瞳の女優—アジャーニと堀北真希

 フランソワ・トリフォー監督『アデルの恋の物語』のヒロイン、アデルを演じたイザベル・アジャーニは、この映画以来わが贔屓のフランスの女優である。

 この女優について、かつて梅本洋一氏は、雑誌『CLiQUE』誌に書いている。
……どんな役を演じても、イザベル・アジャーニは、あの神秘的なまなざしを持つイザベル・アジャーニのままであり、映画に彼女が登場するだけで、たちまち、あの暗い夜の哀愁が映画に出現するのだった。映画を自分の色に変えられる彼女は、やはり、大女優なのである。……(『CLiQUE』1989.10/20号) 

 http://www9.nhk.or.jp/umechan/(「NHK梅ちゃん先生」)

 NHKの朝の連続テレビ小説梅ちゃん先生』も終幕を迎えつつある。演出家の蜷川幸雄氏は、どこぞの講演で「朝ドラ」をこき下ろしていたが、朝から蜷川〈歌舞伎〉を観せられたら敵わない。自律神経のバランスが危うい時間帯では、適した朝食メニューといえようか。
 ドラマの舞台は、戦時・終戦直後から復興を遂げ、高度経済成長へと進む、大田区蒲田である。小さな町工場と医院が、登場人物たちの主たる生活の場。ここをも拠点として成立している共同性は都市のものであるとしても、かのマルクスが、「ザスーリッチへの手紙」で「ロシアにおける再生の拠点」として注目した農村共同体とも重なるであろう。むろんドラマでは、負の側面については描いていないが、はじめからそこまでは期待していないので割り切りたい。
 http://plaza.rakuten.co.jp/yojiseki/diary/200406010000/(「ザスーリッチへの手紙:関本洋司のブログ」)
 ともあれ主人公の梅ちゃん先生を演じた堀北真希がよい。
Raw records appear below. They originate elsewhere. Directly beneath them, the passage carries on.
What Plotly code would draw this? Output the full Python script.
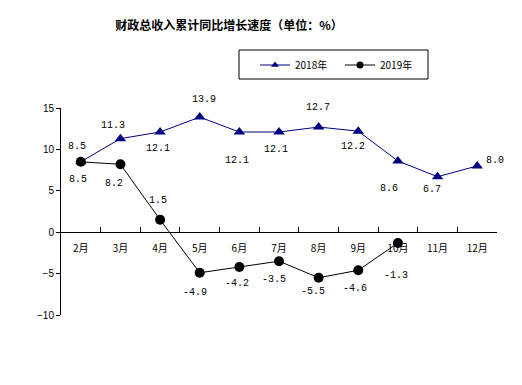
import plotly.graph_objects as go

months = ["2月", "3月", "4月", "5月", "6月", "7月", "8月", "9月", "10月", "11月", "12月"]
v2018 = [8.5, 11.3, 12.1, 13.9, 12.1, 12.1, 12.7, 12.2, 8.6, 6.7, 8.0]
v2019 = [8.5, 8.2, 1.5, -4.9, -4.2, -3.5, -5.5, -4.6, -1.3]
y_ticks = [-10, -5, 0, 5, 10, 15]
title = "财政总收入累计同比增长速度（单位：%）"

# label offsets (pixels) — style only
off2018 = [(-4, 15), (-7, 13), (-2, -16), (4, 18), (-2, -28), (-3, -17),
           (-1, 20), (-5, -15), (-9, -28), (-6, -13), (18, 5)]
off2019 = [(-3, -18), (-6, -19), (-2, 19), (-5, -20), (-2, -17), (-5, -18),
           (-6, -14), (-3, -18), (-2, -33)]

C18, C19 = "#000080", "#000000"

fig = go.Figure()
fig.add_trace(go.Scatter(
    x=months, y=v2018, name="2018年", mode="lines+markers", showlegend=False,
    line=dict(color=C18, width=1),
    marker=dict(symbol="triangle-up", size=10, color=C18),
))
fig.add_trace(go.Scatter(
    x=months[:len(v2019)], y=v2019, name="2019年", mode="lines+markers", showlegend=False,
    line=dict(color=C19, width=1),
    marker=dict(symbol="circle", size=10, color=C19),
))
# legend entries (smaller symbols as in the original legend)
fig.add_trace(go.Scatter(
    x=[None], y=[None], name="2018年", mode="lines+markers",
    line=dict(color=C18, width=1), marker=dict(symbol="triangle-up", size=7, color=C18),
))
fig.add_trace(go.Scatter(
    x=[None], y=[None], name="2019年", mode="lines+markers",
    line=dict(color=C19, width=1), marker=dict(symbol="circle", size=7, color=C19),
))

label_font = dict(family="Liberation Mono, DejaVu Sans Mono", size=10, color="black")
ann = []
for m, v, (dx, dy) in zip(months, v2018, off2018):
    ann.append(dict(x=m, y=v, text=f"{v:.1f}", showarrow=False, xshift=dx, yshift=dy, font=label_font))
for m, v, (dx, dy) in zip(months, v2019, off2019):
    ann.append(dict(x=m, y=v, text=f"{v:.1f}", showarrow=False, xshift=dx, yshift=dy, font=label_font))

L, R, T, B = 61, 497, 108, 315
W, H = 522, 385
pw, ph = R - L, B - T

fig.update_layout(
    width=W, height=H,
    margin=dict(l=L, r=W - R, t=T, b=H - B, autoexpand=False),
    paper_bgcolor="white", plot_bgcolor="white",
    title=dict(text="<b>" + title + "</b>", x=229 / W, xanchor="center",
               y=1 - 26 / H, yanchor="middle",
               font=dict(family="Noto Sans CJK SC", size=12, color="black")),
    showlegend=True,
    legend=dict(orientation="h", x=(255 - L) / pw, xanchor="left",
                y=(B - 65) / ph, yanchor="middle",
                bgcolor="rgba(0,0,0,0)", borderwidth=0,
                font=dict(family="Noto Sans CJK SC", size=10, color="black"),
                itemwidth=30, entrywidth=40),
    annotations=ann,
    shapes=[dict(type="rect", xref="paper", yref="paper",
                 x0=(239 - L) / pw, x1=(428 - L) / pw,
                 y0=(B - 79) / ph, y1=(B - 50) / ph,
                 line=dict(color="black", width=1), fillcolor="rgba(0,0,0,0)")],
    font=dict(family="Noto Sans CJK SC", size=10, color="black"),
)
fig.update_xaxes(
    type="category", range=[-0.5, 10.5],
    anchor="free", position=0.4, automargin=False,
    showline=True, linecolor="black", linewidth=1,
    ticks="inside", ticklen=5, tickcolor="black", tickson="boundaries",
    ticklabelstandoff=7,
    showgrid=False, zeroline=False,
    tickfont=dict(family="Noto Sans CJK SC", size=10, color="black"),
)
fig.update_yaxes(
    range=[-10, 15], tickvals=y_ticks, automargin=False,
    showline=True, linecolor="black", linewidth=1,
    ticks="outside", ticklen=4, tickcolor="black",
    showgrid=False, zeroline=False,
    tickfont=dict(family="Liberation Sans", size=10, color="black"),
)
fig.write_html("out.html", config={"displayModeBar": False},
               post_script="document.body.style.margin='0';")
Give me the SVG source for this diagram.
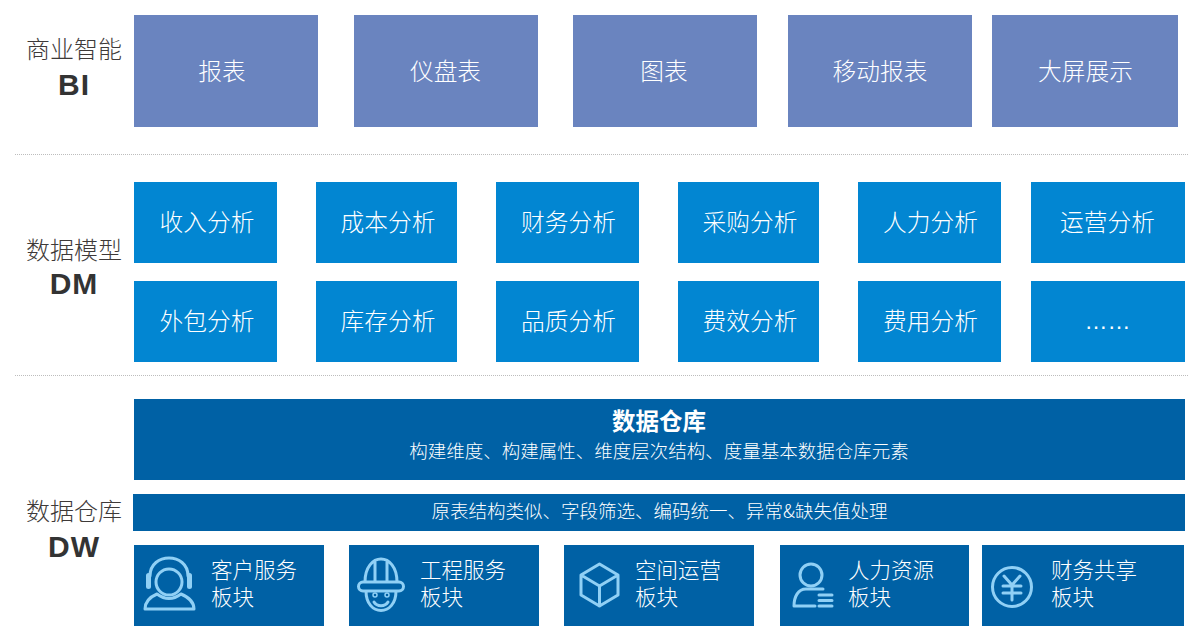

あまり動かずとも、まなざしに力と魅力がある。今後瞳の女優として、日本のイザベル・アジャーニになってほしいものである。






 なお梅子の母親=下村芳子役を演じた、南果歩は、昔そのデビュー作品小栗康平監督『伽倻子のために』で観ていて、清冽なフルヌードも惜しまず、熱演に鮮烈な印象をもったものである。